What you need to do
Repeat, exactly and only, the lines from the beginning of the data through the line with "at (157, 356)". Pictures are left out.

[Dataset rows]
########

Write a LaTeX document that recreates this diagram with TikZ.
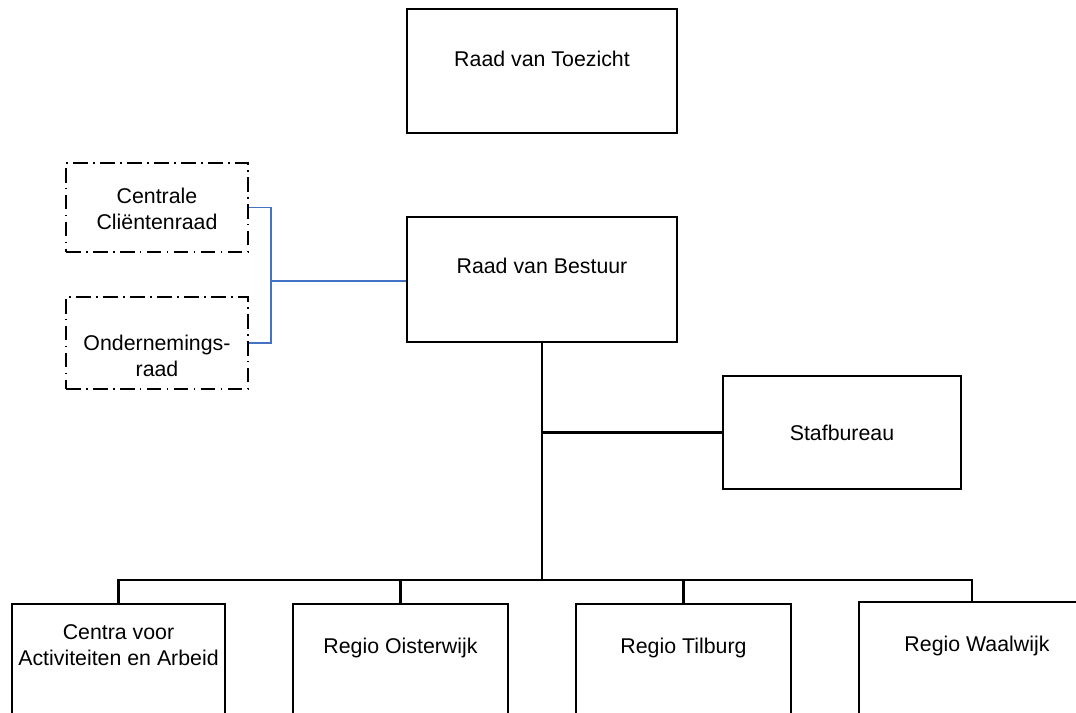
\documentclass[tikz,border=0pt]{standalone}
\usepackage{fontspec}
\setmainfont{Liberation Sans}
\usepackage{tikz}
\usetikzlibrary{positioning, calc}

\definecolor{linkblue}{RGB}{68,114,196}

\begin{document}
\begin{tikzpicture}[
  x=0.75pt, y=-0.75pt,
  font=\fontsize{16}{19.5}\selectfont,
  wh/.style 2 args={minimum width=#1*0.75pt, minimum height=#2*0.75pt},
  box/.style={draw, line width=1.4pt, inner sep=0pt},
  advies/.style={draw, line width=1.4pt, inner sep=0pt,
    dash pattern=on 11pt off 4pt on 1.2pt off 4pt},
  lbl/.style={align=center, inner sep=0pt},
  con/.style={line width=1.6pt},
  blu/.style={line width=1.3pt, linkblue},
]
  \useasboundingbox (0,0) rectangle (1076,713);
  \clip (0,0) rectangle (1076,713);

  % Top of the organisation
  \node[box, wh={270}{124}] (rvt) at (542, 71)    {};
  \node[box, wh={270}{125}] (rvb) at (542, 279.5) {};
  \node[lbl] (rvt-txt) at (542, 59)  {Raad van Toezicht};
  \node[lbl] (rvb-txt) at (542, 266) {Raad van Bestuur};

  % Advisory councils (dash-dot)
  \node[advies, wh={182}{89}] (ccr) at (157, 207.5) {};
  \node[advies, wh={182}{92}] (or)  at (157, 343)   {};
  \node[lbl] (ccr-txt) at (157, 209) {Centrale\\Cliëntenraad};
  \node[lbl] (or-txt)  at (157, 356) {Ondernemings-\\raad};

  % Staff
  \node[box, wh={238}{113}] (staf) at (842, 432.5) {};
  \node[lbl] (staf-txt) at (842, 433) {Stafbureau};

  % Divisions (run off the page at the bottom)
  \node[box, wh={213}{130}] (caa)  at (118.5, 669) {};
  \node[box, wh={215}{130}] (oist) at (400.5, 669) {};
  \node[box, wh={215}{130}] (tilb) at (683.5, 669) {};
  \node[box, wh={226}{132}] (waal) at (972, 668)   {};
  \node[lbl] (caa-txt)  at (118.5, 645) {Centra voor\\Activiteiten en Arbeid};
  \node[lbl] (oist-txt) at (400.5, 648) {Regio Oisterwijk};
  \node[lbl] (tilb-txt) at (683.5, 648) {Regio Tilburg};
  \node[lbl] (waal-txt) at (977, 646)   {Regio Waalwijk};

  % Joints
  \coordinate (bj)  at (271, 281);
  \coordinate (sj)  at (542, 432.5);
  \coordinate (bus) at (542, 580);

  % Blue link to the councils
  \draw[blu] (ccr.east) -| (bj) |- (or.east);
  \draw[blu] (bj) -- (bj -| rvb.west);

  % Hierarchy
  \draw[con] (rvb.south) -- (bus);
  \draw[con] (sj) -- (staf.west);
  \foreach \b in {caa, oist, tilb, waal}
    \draw[con] (bus) -| (\b.north);
\end{tikzpicture}
\end{document}
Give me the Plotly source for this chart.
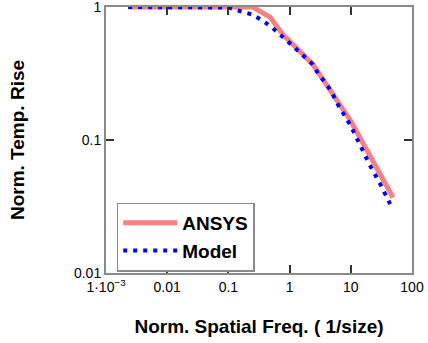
import plotly.graph_objects as go

# ANSYS reference curve
ansys_x = [0.0023, 0.25, 0.48, 0.78, 1.66, 2.4, 10, 49]
ansys_y = [1.0, 1.0, 0.84, 0.62, 0.44, 0.37, 0.139, 0.037]

# Model curve
model_x = [0.0023, 0.1, 0.17, 0.24, 0.35, 0.52, 0.76, 1.13, 1.66, 2.4, 3.0, 4.1,
           5.1, 6.1, 7.7, 9.8, 14, 20, 30, 44]
model_y = [1.0, 0.99, 0.92, 0.88, 0.80, 0.70, 0.60, 0.51, 0.44, 0.37, 0.31, 0.26,
           0.22, 0.186, 0.156, 0.13, 0.093, 0.066, 0.047, 0.033]

x_tickvals = [0.001, 0.01, 0.1, 1, 10, 100]
x_ticktext = ["1\u00b710<sup>\u22123</sup>", "0.01", "0.1", "1", "10", "100"]
y_tickvals = [0.01, 0.1, 1]
y_ticktext = ["0.01", "0.1", "1"]

FONT = "Liberation Sans, Arial, sans-serif"
FRAME = "#8a8a8a"

fig = go.Figure()
fig.add_trace(go.Scatter(x=ansys_x, y=ansys_y, mode="lines", name="ANSYS",
                         line=dict(color="#F88080", width=5)))
fig.add_trace(go.Scatter(x=model_x, y=model_y, mode="lines", name="Model",
                         line=dict(color="#0000FF", width=4, dash="4px,6px")))

fig.update_layout(
    width=428, height=343,
    margin=dict(l=106, r=16, t=7, b=70, autoexpand=False),
    paper_bgcolor="white", plot_bgcolor="white",
    font=dict(family=FONT, color="black", size=14),
    showlegend=True,
    legend=dict(x=0.035, y=0.265, xanchor="left", yanchor="top",
                bgcolor="white", bordercolor=FRAME, borderwidth=1.5,
                font=dict(family=FONT, size=19, weight="bold", color="black"),
                itemwidth=54, tracegroupgap=0),
)
fig.update_xaxes(
    type="log", range=[-3, 2], automargin=False,
    tickvals=x_tickvals, ticktext=x_ticktext,
    ticks="inside", ticklen=8, tickwidth=1.5, tickcolor="#333333",
    showline=True, linecolor=FRAME, linewidth=2, mirror="ticks",
    showgrid=False, zeroline=False, ticklabeloverflow="allow",
    tickfont=dict(family=FONT, size=14, color="black"),
    title=dict(text="Norm. Spatial Freq. ( 1/size)", standoff=26,
               font=dict(family=FONT, size=19, weight="bold", color="black")),
)
fig.update_yaxes(
    type="log", range=[-2, 0], automargin=False,
    tickvals=y_tickvals, ticktext=y_ticktext,
    ticks="inside", ticklen=8, tickwidth=1.5, tickcolor="#333333",
    showline=True, linecolor=FRAME, linewidth=2, mirror="ticks",
    showgrid=False, zeroline=False, ticklabeloverflow="allow",
    tickfont=dict(family=FONT, size=14, color="black"),
    title=dict(text="Norm. Temp. Rise", standoff=44,
               font=dict(family=FONT, size=19, weight="bold", color="black")),
)

fig.write_html("out.html")
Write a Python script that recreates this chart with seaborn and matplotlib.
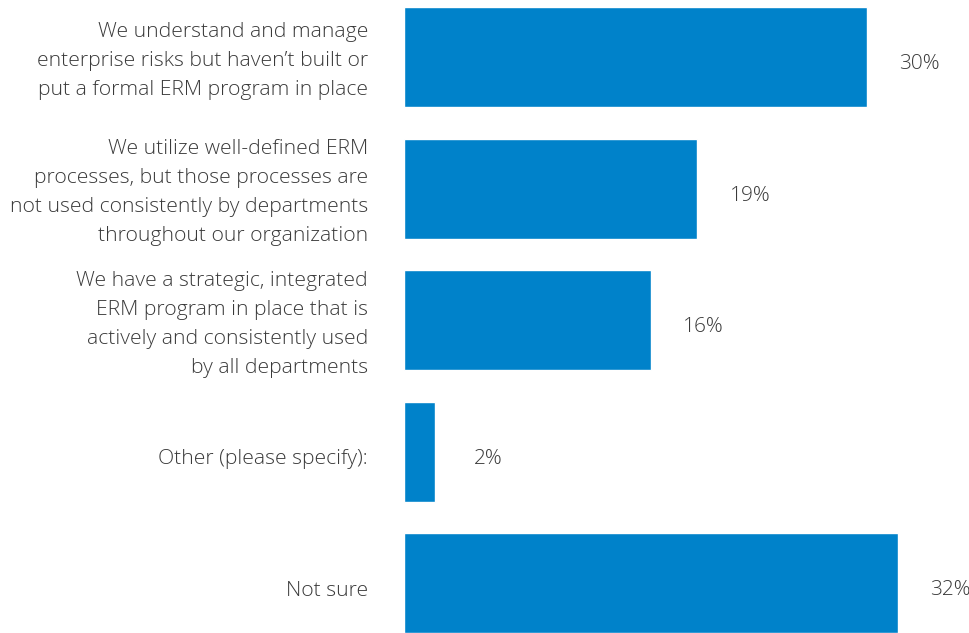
import matplotlib
matplotlib.use("Agg")
import matplotlib.pyplot as plt
import matplotlib.transforms as mtransforms
import seaborn as sns
import pandas as pd

categories = [
    "We understand and manage\nenterprise risks but haven\u2019t built or\nput a formal ERM program in place",
    "We utilize well-defined ERM\nprocesses, but those processes are\nnot used consistently by departments\nthroughout our organization",
    "We have a strategic, integrated\nERM program in place that is\nactively and consistently used\nby all departments",
    "Other (please specify):",
    "Not sure",
]
values = [30, 19, 16, 2, 32]
value_labels = ["30%", "19%", "16%", "2%", "32%"]

sns.set_theme(style="white")
plt.rcParams['font.family'] = ['Open Sans', 'DejaVu Sans']

df = pd.DataFrame({"category": categories, "value": values})

fig = plt.figure(figsize=(9.7, 6.33), dpi=100)
ax = fig.add_axes([404/970, 0, 566/970, 1])
sns.barplot(data=df, y="category", x="value", orient="h", color="#0082CA",
            saturation=1, width=0.76, ax=ax)

ax.set_xlim(0, 36.7)
ax.set_ylim(4.377, -0.433)
ax.set_xlabel("")
ax.set_ylabel("")
ax.set_xticks([])
for s in ax.spines.values():
    s.set_visible(False)

ax.tick_params(axis="y", length=0, pad=26)
for lbl in ax.get_yticklabels():
    lbl.set_fontsize(15.2)
    lbl.set_color("#3a3a3a")
    lbl.set_fontweight("light")
    lbl.set_linespacing(1.6)
    lbl.set_horizontalalignment("right")
    lbl.set_multialignment("right")
    dy = 3 if "\n" in lbl.get_text() else -5
    shift = mtransforms.ScaledTranslation(0, dy/100, fig.dpi_scale_trans)
    lbl.set_transform(lbl.get_transform() + shift)

for i, (v, t) in enumerate(zip(values, value_labels)):
    ax.annotate(t, xy=(v, i), xytext=(53, -7), textcoords="offset pixels",
                ha="center", va="center", fontsize=15, color="#3a3a3a",
                fontweight="light")

fig.savefig("out.png", dpi=100)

########

Expected answer
Write a LaTeX document that recreates this diagram with TikZ.
\documentclass[tikz,border=0pt]{standalone}
\usepackage{fontspec}
\setmainfont{Liberation Sans}
\usepackage{tikz}
\usetikzlibrary{positioning, calc}

\definecolor{linkblue}{RGB}{68,114,196}

\begin{document}
\begin{tikzpicture}[
  x=0.75pt, y=-0.75pt,
  font=\fontsize{16}{19.5}\selectfont,
  wh/.style 2 args={minimum width=#1*0.75pt, minimum height=#2*0.75pt},
  box/.style={draw, line width=1.4pt, inner sep=0pt},
  advies/.style={draw, line width=1.4pt, inner sep=0pt,
    dash pattern=on 11pt off 4pt on 1.2pt off 4pt},
  lbl/.style={align=center, inner sep=0pt},
  con/.style={line width=1.6pt},
  blu/.style={line width=1.3pt, linkblue},
]
  \useasboundingbox (0,0) rectangle (1076,713);
  \clip (0,0) rectangle (1076,713);

  % Top of the organisation
  \node[box, wh={270}{124}] (rvt) at (542, 71)    {};
  \node[box, wh={270}{125}] (rvb) at (542, 279.5) {};
  \node[lbl] (rvt-txt) at (542, 59)  {Raad van Toezicht};
  \node[lbl] (rvb-txt) at (542, 266) {Raad van Bestuur};

  % Advisory councils (dash-dot)
  \node[advies, wh={182}{89}] (ccr) at (157, 207.5) {};
  \node[advies, wh={182}{92}] (or)  at (157, 343)   {};
  \node[lbl] (ccr-txt) at (157, 209) {Centrale\\Cliëntenraad};
  \node[lbl] (or-txt)  at (157, 356) {Ondernemings-\\raad};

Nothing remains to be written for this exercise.